**TASK STATEMENT**
Any pictures in the records below should be skipped; write out everything else exactly.
%%
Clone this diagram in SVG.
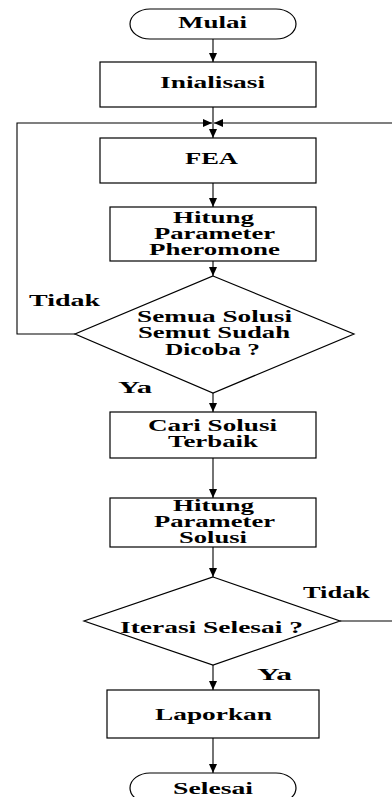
<svg xmlns="http://www.w3.org/2000/svg" width="392" height="797" viewBox="0 0 392 797">
<style>
.shape{fill:#fff;stroke:#000;stroke-width:1.2}
.t{font-family:"Liberation Serif","Times New Roman",serif;font-weight:bold;font-size:16px;fill:#000}
.c{fill:none;stroke:#000;stroke-width:1.1}
</style>
<defs>
<marker id="ah" markerUnits="userSpaceOnUse" markerWidth="10" markerHeight="8" refX="9" refY="4" orient="auto">
<path d="M0,0 L9,4 L0,8 z" fill="#000"/>
</marker>
</defs>
<rect width="392" height="797" fill="#fff"/>
<g id="connectors">
<path class="c" d="M213 39 V62" marker-end="url(#ah)"/>
<path class="c" d="M213 107 V138" marker-end="url(#ah)"/>
<path class="c" d="M75 334 H17 V123 H212" marker-end="url(#ah)"/>
<path class="c" d="M340 621 H396 V123 H214" marker-end="url(#ah)"/>
<path class="c" d="M213 183 V207" marker-end="url(#ah)"/>
<path class="c" d="M213 261 V276" marker-end="url(#ah)"/>
<path class="c" d="M213 393 V412" marker-end="url(#ah)"/>
<path class="c" d="M213 458 V498" marker-end="url(#ah)"/>
<path class="c" d="M213 547 V577" marker-end="url(#ah)"/>
<path class="c" d="M213 665 V690" marker-end="url(#ah)"/>
<path class="c" d="M213 738 V773" marker-end="url(#ah)"/>
<text class="t" x="29" y="306" textLength="71" lengthAdjust="spacingAndGlyphs">Tidak</text>
<text class="t" x="118" y="393" textLength="34" lengthAdjust="spacingAndGlyphs">Ya</text>
<text class="t" x="303" y="598" textLength="67" lengthAdjust="spacingAndGlyphs">Tidak</text>
<text class="t" x="257" y="680" textLength="35" lengthAdjust="spacingAndGlyphs">Ya</text>
</g>
<g id="mulai">
<rect class="shape" x="130" y="9" width="166" height="30" rx="20" ry="15"/>
<text class="t" x="178" y="28" textLength="69" lengthAdjust="spacingAndGlyphs">Mulai</text>
</g>
<g id="inialisasi">
<rect class="shape" x="100" y="62" width="216" height="45"/>
<text class="t" x="160" y="88" textLength="105" lengthAdjust="spacingAndGlyphs">Inialisasi</text>
</g>
<g id="fea">
<rect class="shape" x="100" y="138" width="216" height="45"/>
<text class="t" x="185" y="164" textLength="53" lengthAdjust="spacingAndGlyphs">FEA</text>
</g>
<g id="hitung-pheromone">
<rect class="shape" x="110" y="207" width="206" height="54"/>
<text class="t" x="173" y="223" textLength="81" lengthAdjust="spacingAndGlyphs">Hitung</text>
<text class="t" x="154" y="239" textLength="121" lengthAdjust="spacingAndGlyphs">Parameter</text>
<text class="t" x="149" y="255" textLength="131" lengthAdjust="spacingAndGlyphs">Pheromone</text>
</g>
<g id="cek-semut">
<polygon class="shape" points="213,276 354,334 213,393 75,334"/>
<text class="t" x="137" y="322" textLength="155" lengthAdjust="spacingAndGlyphs">Semua Solusi</text>
<text class="t" x="138" y="338" textLength="152" lengthAdjust="spacingAndGlyphs">Semut Sudah</text>
<text class="t" x="165" y="355" textLength="95" lengthAdjust="spacingAndGlyphs">Dicoba ?</text>
</g>
<g id="cari-solusi">
<rect class="shape" x="110" y="412" width="206" height="46"/>
<text class="t" x="148" y="431" textLength="129" lengthAdjust="spacingAndGlyphs">Cari Solusi</text>
<text class="t" x="168" y="447" textLength="90" lengthAdjust="spacingAndGlyphs">Terbaik</text>
</g>
<g id="hitung-solusi">
<rect class="shape" x="110" y="498" width="206" height="49"/>
<text class="t" x="173" y="511" textLength="81" lengthAdjust="spacingAndGlyphs">Hitung</text>
<text class="t" x="154" y="527" textLength="121" lengthAdjust="spacingAndGlyphs">Parameter</text>
<text class="t" x="179" y="543" textLength="68" lengthAdjust="spacingAndGlyphs">Solusi</text>
</g>
<g id="cek-iterasi">
<polygon class="shape" points="213,577 340,621 213,665 84,621"/>
<text class="t" x="120" y="633" textLength="183" lengthAdjust="spacingAndGlyphs">Iterasi Selesai ?</text>
</g>
<g id="laporkan">
<rect class="shape" x="107" y="690" width="212" height="48"/>
<text class="t" x="155" y="720" textLength="117" lengthAdjust="spacingAndGlyphs">Laporkan</text>
</g>
<g id="selesai">
<rect class="shape" x="130" y="773" width="166" height="30" rx="20" ry="15"/>
<text class="t" x="173" y="794" textLength="80" lengthAdjust="spacingAndGlyphs">Selesai</text>
</g>
</svg>
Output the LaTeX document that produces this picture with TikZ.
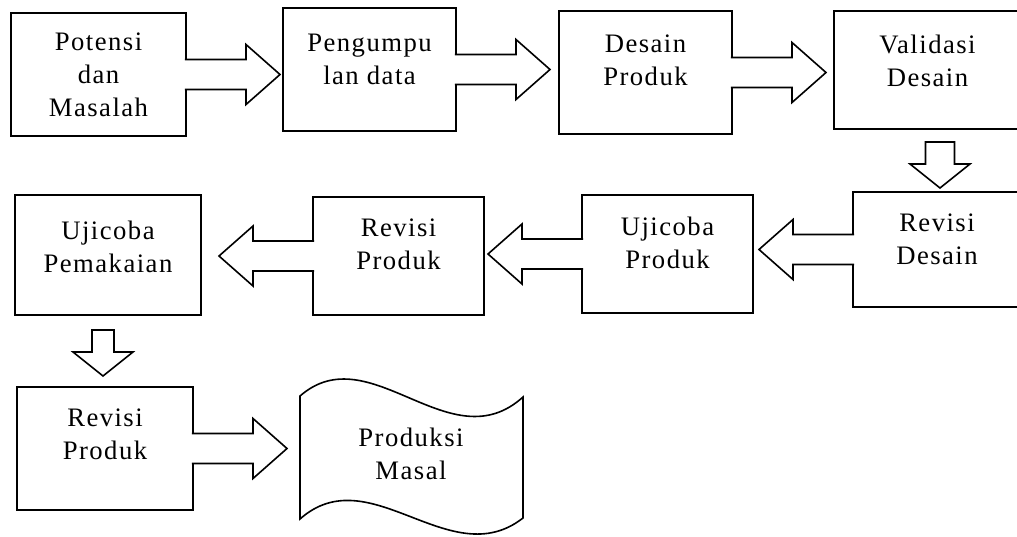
%%
**FULL SOLUTION**
Clone this diagram in SVG.
<svg xmlns="http://www.w3.org/2000/svg" width="392" height="797" viewBox="0 0 392 797">
<style>
.shape{fill:#fff;stroke:#000;stroke-width:1.2}
.t{font-family:"Liberation Serif","Times New Roman",serif;font-weight:bold;font-size:16px;fill:#000}
.c{fill:none;stroke:#000;stroke-width:1.1}
</style>
<defs>
<marker id="ah" markerUnits="userSpaceOnUse" markerWidth="10" markerHeight="8" refX="9" refY="4" orient="auto">
<path d="M0,0 L9,4 L0,8 z" fill="#000"/>
</marker>
</defs>
<rect width="392" height="797" fill="#fff"/>
<g id="connectors">
<path class="c" d="M213 39 V62" marker-end="url(#ah)"/>
<path class="c" d="M213 107 V138" marker-end="url(#ah)"/>
<path class="c" d="M75 334 H17 V123 H212" marker-end="url(#ah)"/>
<path class="c" d="M340 621 H396 V123 H214" marker-end="url(#ah)"/>
<path class="c" d="M213 183 V207" marker-end="url(#ah)"/>
<path class="c" d="M213 261 V276" marker-end="url(#ah)"/>
<path class="c" d="M213 393 V412" marker-end="url(#ah)"/>
<path class="c" d="M213 458 V498" marker-end="url(#ah)"/>
<path class="c" d="M213 547 V577" marker-end="url(#ah)"/>
<path class="c" d="M213 665 V690" marker-end="url(#ah)"/>
<path class="c" d="M213 738 V773" marker-end="url(#ah)"/>
<text class="t" x="29" y="306" textLength="71" lengthAdjust="spacingAndGlyphs">Tidak</text>
<text class="t" x="118" y="393" textLength="34" lengthAdjust="spacingAndGlyphs">Ya</text>
<text class="t" x="303" y="598" textLength="67" lengthAdjust="spacingAndGlyphs">Tidak</text>
<text class="t" x="257" y="680" textLength="35" lengthAdjust="spacingAndGlyphs">Ya</text>
</g>
<g id="mulai">
<rect class="shape" x="130" y="9" width="166" height="30" rx="20" ry="15"/>
<text class="t" x="178" y="28" textLength="69" lengthAdjust="spacingAndGlyphs">Mulai</text>
</g>
<g id="inialisasi">
<rect class="shape" x="100" y="62" width="216" height="45"/>
<text class="t" x="160" y="88" textLength="105" lengthAdjust="spacingAndGlyphs">Inialisasi</text>
</g>
<g id="fea">
<rect class="shape" x="100" y="138" width="216" height="45"/>
<text class="t" x="185" y="164" textLength="53" lengthAdjust="spacingAndGlyphs">FEA</text>
</g>
<g id="hitung-pheromone">
<rect class="shape" x="110" y="207" width="206" height="54"/>
<text class="t" x="173" y="223" textLength="81" lengthAdjust="spacingAndGlyphs">Hitung</text>
<text class="t" x="154" y="239" textLength="121" lengthAdjust="spacingAndGlyphs">Parameter</text>
<text class="t" x="149" y="255" textLength="131" lengthAdjust="spacingAndGlyphs">Pheromone</text>
</g>
<g id="cek-semut">
<polygon class="shape" points="213,276 354,334 213,393 75,334"/>
<text class="t" x="137" y="322" textLength="155" lengthAdjust="spacingAndGlyphs">Semua Solusi</text>
<text class="t" x="138" y="338" textLength="152" lengthAdjust="spacingAndGlyphs">Semut Sudah</text>
<text class="t" x="165" y="355" textLength="95" lengthAdjust="spacingAndGlyphs">Dicoba ?</text>
</g>
<g id="cari-solusi">
<rect class="shape" x="110" y="412" width="206" height="46"/>
<text class="t" x="148" y="431" textLength="129" lengthAdjust="spacingAndGlyphs">Cari Solusi</text>
<text class="t" x="168" y="447" textLength="90" lengthAdjust="spacingAndGlyphs">Terbaik</text>
</g>
<g id="hitung-solusi">
<rect class="shape" x="110" y="498" width="206" height="49"/>
<text class="t" x="173" y="511" textLength="81" lengthAdjust="spacingAndGlyphs">Hitung</text>
<text class="t" x="154" y="527" textLength="121" lengthAdjust="spacingAndGlyphs">Parameter</text>
<text class="t" x="179" y="543" textLength="68" lengthAdjust="spacingAndGlyphs">Solusi</text>
</g>
<g id="cek-iterasi">
<polygon class="shape" points="213,577 340,621 213,665 84,621"/>
<text class="t" x="120" y="633" textLength="183" lengthAdjust="spacingAndGlyphs">Iterasi Selesai ?</text>
</g>
<g id="laporkan">
<rect class="shape" x="107" y="690" width="212" height="48"/>
<text class="t" x="155" y="720" textLength="117" lengthAdjust="spacingAndGlyphs">Laporkan</text>
</g>
<g id="selesai">
<rect class="shape" x="130" y="773" width="166" height="30" rx="20" ry="15"/>
<text class="t" x="173" y="794" textLength="80" lengthAdjust="spacingAndGlyphs">Selesai</text>
</g>
</svg>
Output the LaTeX document that produces this picture with TikZ.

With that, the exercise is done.